Prisoner: You lucky bastard!
Brian: Who's that?
Prisoner: You lucky, lucky bastard!
Brian: What?
Prisoner: Probably the little jailies' pet, aren't we?
Brian: What do you mean?
Prisoner: You must have slipt him a few shekels, eh?
Brian: Slipt him a few shekels? You saw him spit in my face!
Prisoner: Oh, ohoh, what wouldn't I give to be spat at in the face? I sometimes hang awake at night, dreaming of being spat at
in the face.
Brian: Well, it's not exactly friendly, is it? They had me in manacles!
Prisoner: Manacles! Ohuuhoh...what idea of reaving; is to be allowed to put in manacles, just for a few hours. They must
think a sun shines out your arse, sonny!
Brian: Oh, lay off me, I've had a hard time!
Prisoner: You've had a hard time!? I've been here five years, they only hung me the right way up yesterday! So don't you
come 'round...
Brian: All right, all right!
Prisoner: They must think you're lord God Almighty.

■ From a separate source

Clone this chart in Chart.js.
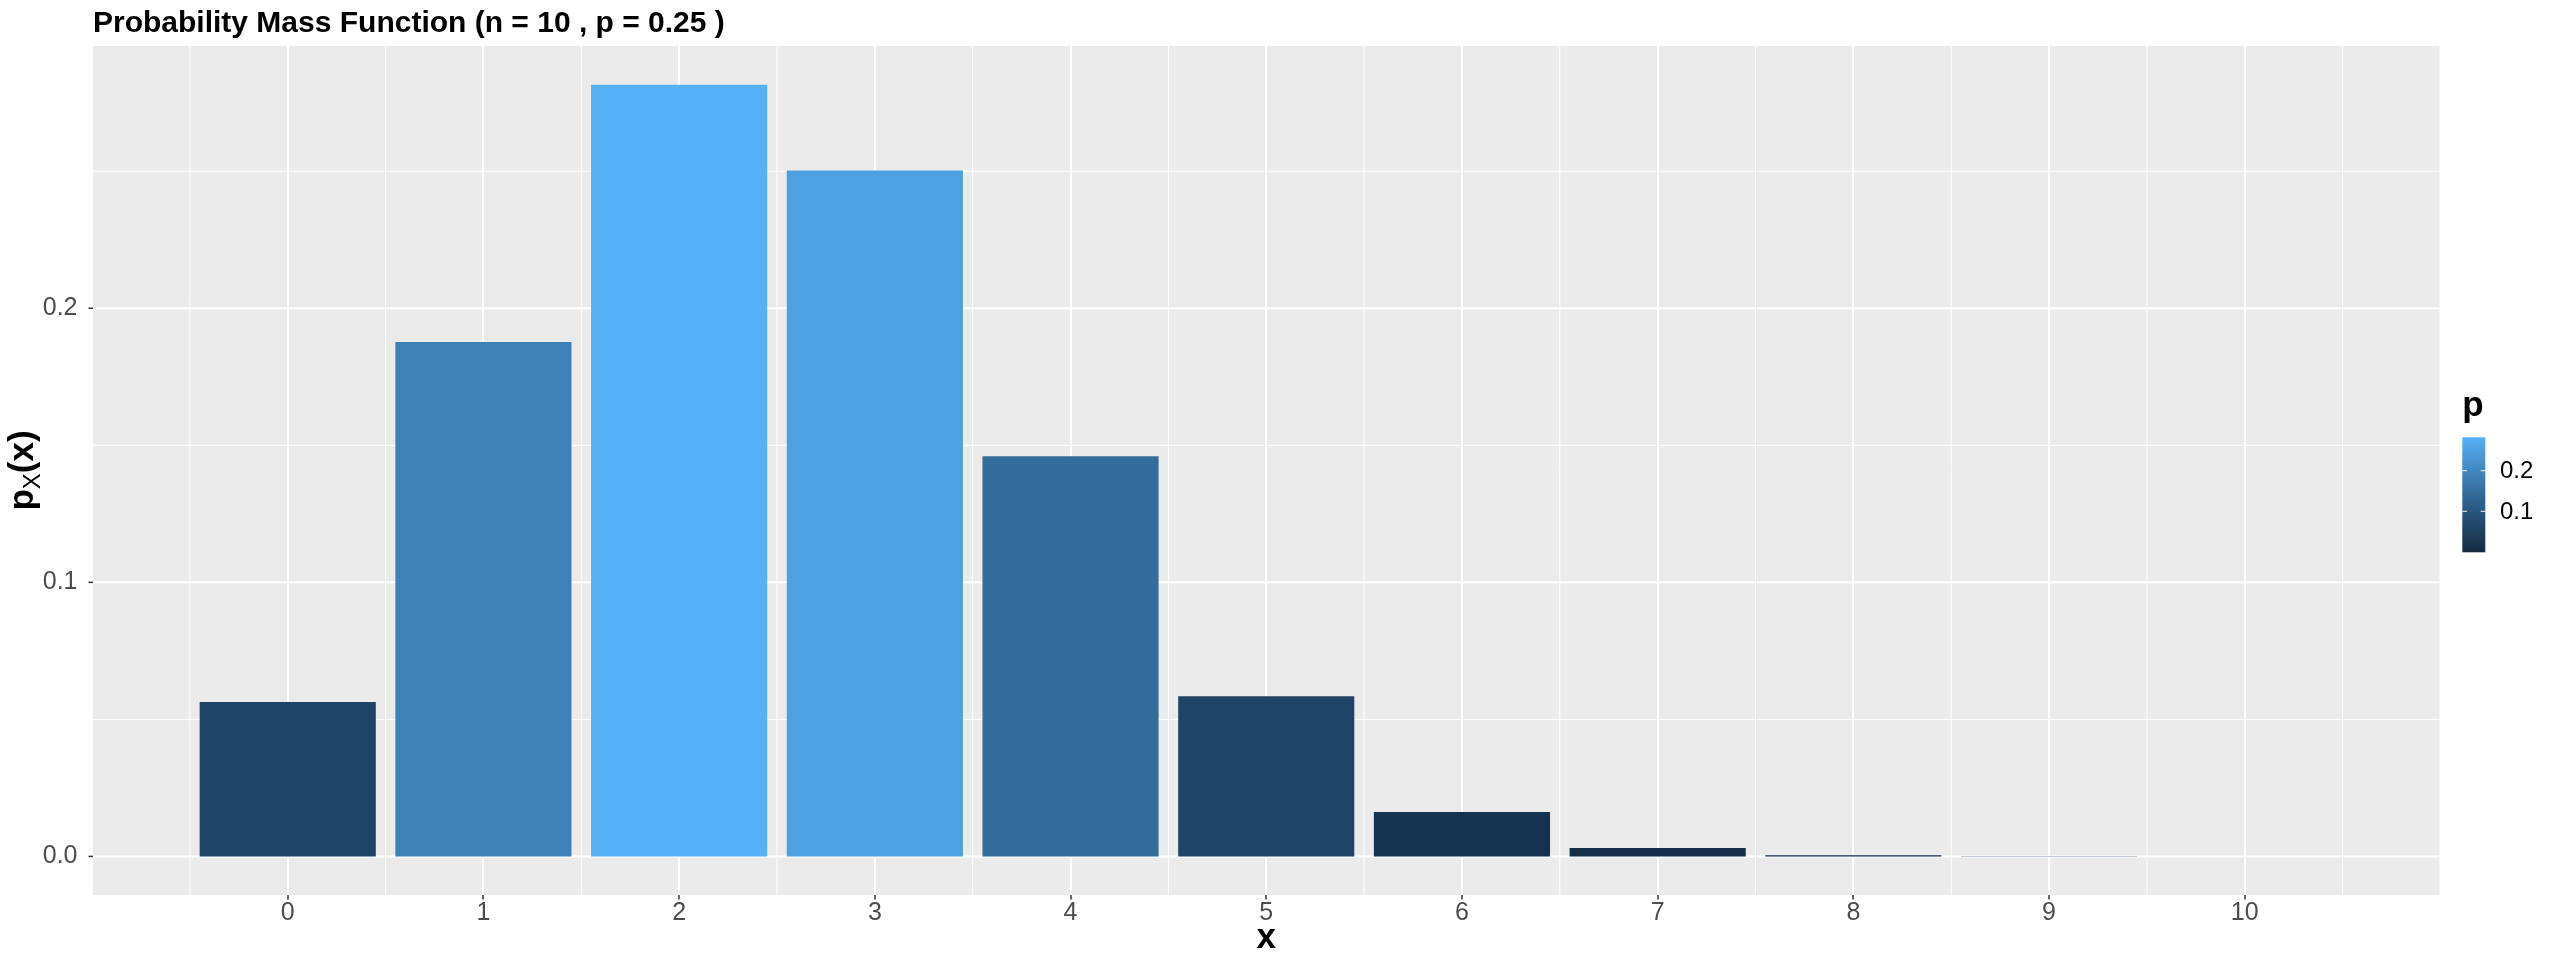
<!DOCTYPE html>
<html><head><meta charset="utf-8">
<script src="https://cdn.jsdelivr.net/npm/chart.js@4.4.1/dist/chart.umd.min.js"></script>
<style>html,body{margin:0;padding:0;background:#fff;overflow:hidden}canvas{display:block}</style>
</head><body>
<canvas id="c" width="2549" height="962"></canvas>
<script>
// ---- data ----
const xValues = [0, 1, 2, 3, 4, 5, 6, 7, 8, 9, 10];
const probabilities = [0.0563, 0.1877, 0.2816, 0.2503, 0.1460, 0.0584, 0.0162, 0.0031, 0.0004, 0.00003, 0.000001];
const xTickValues = [0, 1, 2, 3, 4, 5, 6, 7, 8, 9, 10];
const xTickLabels = ['0', '1', '2', '3', '4', '5', '6', '7', '8', '9', '10'];
const xMinorBreaks = [-0.5, 0.5, 1.5, 2.5, 3.5, 4.5, 5.5, 6.5, 7.5, 8.5, 9.5, 10.5];
const yTickValues = [0, 0.1, 0.2];
const yTickLabels = ['0.0', '0.1', '0.2'];
const yMinorBreaks = [0.05, 0.15, 0.25];
const legendTickValues = [0.1, 0.2];
const legendTickLabels = ['0.1', '0.2'];
const titleText = 'Probability Mass Function (n = 10 , p = 0.25 )';
const xTitle = 'x';
const legendTitle = 'p';
const lowColor = '#132B43', highColor = '#56B1F7';

// ---- Lab colour interpolation (ggplot-like gradient) ----
function hex2rgb(h){return [1,3,5].map(i=>parseInt(h.substr(i,2),16)/255);}
function lin(c){return c<=0.04045?c/12.92:Math.pow((c+0.055)/1.055,2.4);}
function delin(c){return c<=0.0031308?12.92*c:1.055*Math.pow(c,1/2.4)-0.055;}
const WX=0.95047, WY=1.0, WZ=1.08883, EPS=216/24389, KAP=24389/27;
function fL(t){return t>EPS?Math.cbrt(t):(KAP*t+16)/116;}
function fInv(t){const t3=t*t*t;return t3>EPS?t3:(116*t-16)/KAP;}
function toLab(h){
  const [r,g,b]=hex2rgb(h).map(lin);
  const X=0.4124564*r+0.3575761*g+0.1804375*b;
  const Y=0.2126729*r+0.7151522*g+0.0721750*b;
  const Z=0.0193339*r+0.1191920*g+0.9503041*b;
  const fx=fL(X/WX), fy=fL(Y/WY), fz=fL(Z/WZ);
  return [116*fy-16, 500*(fx-fy), 200*(fy-fz)];
}
function labToCss(L,a,b){
  const fy=(L+16)/116, fx=fy+a/500, fz=fy-b/200;
  const X=WX*fInv(fx), Y=WY*fInv(fy), Z=WZ*fInv(fz);
  const r=3.2404542*X-1.5371385*Y-0.4985314*Z;
  const g=-0.9692660*X+1.8760108*Y+0.0415560*Z;
  const bl=0.0556434*X-0.2040259*Y+1.0572252*Z;
  return 'rgb('+[r,g,bl].map(c=>Math.round(Math.min(1,Math.max(0,delin(c)))*255)).join(',')+')';
}
const labLow=toLab(lowColor), labHigh=toLab(highColor);
const cMin=Math.min(...probabilities), cMax=Math.max(...probabilities);
function colorFor(v){
  const t=Math.min(1,Math.max(0,(v-cMin)/(cMax-cMin)));
  return labToCss(labLow[0]+(labHigh[0]-labLow[0])*t, labLow[1]+(labHigh[1]-labLow[1])*t, labLow[2]+(labHigh[2]-labLow[2])*t);
}

const FONT='"Liberation Sans", Arial, Helvetica, sans-serif';
Chart.defaults.font.family=FONT;

// ---- plugins ----
const panelPlugin={
  id:'panel',
  beforeDraw(chart){
    const {ctx,chartArea:a,scales:{x,y}}=chart;
    ctx.save();
    ctx.fillStyle='#ffffff';ctx.fillRect(0,0,chart.width,chart.height);
    ctx.fillStyle='#EBEBEB';ctx.fillRect(a.left,a.top,a.right-a.left,a.bottom-a.top);
    ctx.strokeStyle='#ffffff';ctx.lineWidth=1;
    xMinorBreaks.forEach(v=>{const p=x.getPixelForValue(v);ctx.beginPath();ctx.moveTo(p,a.top);ctx.lineTo(p,a.bottom);ctx.stroke();});
    yMinorBreaks.forEach(v=>{const p=y.getPixelForValue(v);ctx.beginPath();ctx.moveTo(a.left,p);ctx.lineTo(a.right,p);ctx.stroke();});
    // y major grid lines and tick marks
    ctx.lineWidth=2;
    yTickValues.forEach(v=>{const p=y.getPixelForValue(v);ctx.strokeStyle='#ffffff';ctx.beginPath();ctx.moveTo(a.left,p);ctx.lineTo(a.right,p);ctx.stroke();});
    ctx.lineWidth=1.5;ctx.strokeStyle='#333333';
    yTickValues.forEach(v=>{const p=y.getPixelForValue(v);ctx.beginPath();ctx.moveTo(a.left-4.5,p);ctx.lineTo(a.left,p);ctx.stroke();});
    ctx.restore();
  }
};
const textPlugin={
  id:'texts',
  afterDraw(chart){
    const {ctx,chartArea:a}=chart;
    ctx.save();
    // title
    ctx.fillStyle='#000';ctx.textBaseline='alphabetic';ctx.textAlign='left';
    ctx.font='bold 30px '+FONT;
    ctx.fillText(titleText,a.left,32);
    // x title
    ctx.textAlign='center';ctx.font='bold 35px '+FONT;
    ctx.fillText(xTitle,(a.left+a.right)/2,948);
    // y title p_X(x)
    ctx.save();
    ctx.translate(33,(a.top+a.bottom)/2);
    ctx.rotate(-Math.PI/2);
    ctx.textAlign='left';
    const bF='bold 35px '+FONT, sF='24px '+FONT;
    ctx.font=bF;const w1=ctx.measureText('p').width;const w3=ctx.measureText('(x)').width;
    ctx.font=sF;const w2=ctx.measureText('X').width;
    let sx=-(w1+w2+w3)/2;
    ctx.font=bF;ctx.fillText('p',sx,0);sx+=w1;
    ctx.font=sF;ctx.fillText('X',sx,7);sx+=w2;
    ctx.font=bF;ctx.fillText('(x)',sx,0);
    ctx.restore();
    // legend
    const lx=2462.3, lw=23, ltop=437.3, lbot=552.3;
    ctx.textAlign='left';ctx.font='bold 35px '+FONT;ctx.fillStyle='#000';
    ctx.fillText(legendTitle,lx,416);
    const grad=ctx.createLinearGradient(0,lbot,0,ltop);
    for(let i=0;i<=20;i++){grad.addColorStop(i/20,colorFor(cMin+(cMax-cMin)*i/20));}
    ctx.fillStyle=grad;ctx.fillRect(lx,ltop,lw,lbot-ltop);
    ctx.strokeStyle='rgba(255,255,255,0.75)';ctx.lineWidth=1.2;
    ctx.font='24px '+FONT;ctx.textBaseline='middle';
    legendTickValues.forEach((v,i)=>{
      const py=lbot-(v-cMin)/(cMax-cMin)*(lbot-ltop);
      ctx.beginPath();ctx.moveTo(lx,py);ctx.lineTo(lx+lw/5,py);ctx.moveTo(lx+lw-lw/5,py);ctx.lineTo(lx+lw,py);ctx.stroke();
      ctx.fillStyle='#000';ctx.fillText(legendTickLabels[i],2500,py+1);
    });
    ctx.restore();
  }
};

new Chart(document.getElementById('c'),{
  type:'bar',
  data:{datasets:[{
    data:xValues.map((x,i)=>({x:x,y:probabilities[i]})),
    backgroundColor:probabilities.map(colorFor),
    borderWidth:0,
    inflateAmount:0,
    barPercentage:0.9,
    categoryPercentage:1.0
  }]},
  options:{
    responsive:false,animation:false,devicePixelRatio:1,
    layout:{padding:{top:46,right:109.5,left:0,bottom:0}},
    plugins:{legend:{display:false},title:{display:false},tooltip:{enabled:false}},
    scales:{
      x:{type:'linear',min:-0.995,max:10.995,offset:false,
        afterBuildTicks(s){s.ticks=xTickValues.map(v=>({value:v}));},
        afterFit(s){s.height=67;},
        ticks:{autoSkip:false,maxRotation:0,padding:-1.5,color:'#4D4D4D',font:{size:25},
          callback(v){const i=xTickValues.indexOf(v);return i>=0?xTickLabels[i]:'';}},
        grid:{offset:false,color:'#ffffff',lineWidth:2,tickColor:'#333333',tickWidth:1.5,tickLength:4.5,drawOnChartArea:true},
        border:{display:false}
      },
      y:{type:'linear',min:-0.01408,max:0.2957,
        afterBuildTicks(s){s.ticks=yTickValues.map(v=>({value:v}));},
        afterFit(s){s.width=93;},
        ticks:{autoSkip:false,padding:7.5,color:'#4D4D4D',font:{size:25},
          callback(v){const i=yTickValues.findIndex(t=>Math.abs(t-v)<1e-9);return i>=0?yTickLabels[i]:'';}},
        grid:{display:false},
        border:{display:false}
      }
    }
  },
  plugins:[panelPlugin,textPlugin]
});
</script>
</body></html>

Brian: What will they do to me?
Prisoner: Oh, you'll probably get away with crucifixion.
Brian: Crucifixion?!
Prisoner: Yeah. First offense.
Brian: Get away with crucifixion?! It's...
Prisoner: Best thing the Romans ever did for us.
Brian: What?
Prisoner: Oh, yeah. If we didn't have crucifixion, this country'd be in a right bloody mess.
Brian: Guard!
Prisoner: Nail 'em up I say!
Brian: Guard!
Prisoner: Nail some sense into 'em!
Jailor I: Hahrkhm...what do you want?
Brian: I want you to move me to another cell.
Jailor I: Hah! Ptui! [Spit]
Brian: Aehw!
Prisoner: Oh! Look at that! Bloody favouritism!
Jailor I: Shut up, you!
Prisoner: Sorry!
Jailor I: Huah! Huhuhu...
Prisoner: Now take my case. They hang me up here five years ago. Every night they take me down for twenty minutes, then
they hang me up again. Which I guard as very fair, in view of what I've done. And if nothing else, it has taught me to respect
the Romans, and it has taught me that you'll never get anywhere in this life, unless you are prepared to do a fair day's work
for a fair day's...
Brian: Oh, shut up!
Jailor I: Here.
Centurion: Pilate wants to see you!
Brian: Me?
Centurion: Come on!
Brian: Pilate? What does he want to see me for?
Centurion: I think he wants to know which way you want to be crucified.
Prisoner: Oh, hahahaha, haha! Nice one, centurion! Like it, like it.
Centurion: Shut up!
Prisoner: Right, right. Terrific race, the Romans! Terrific.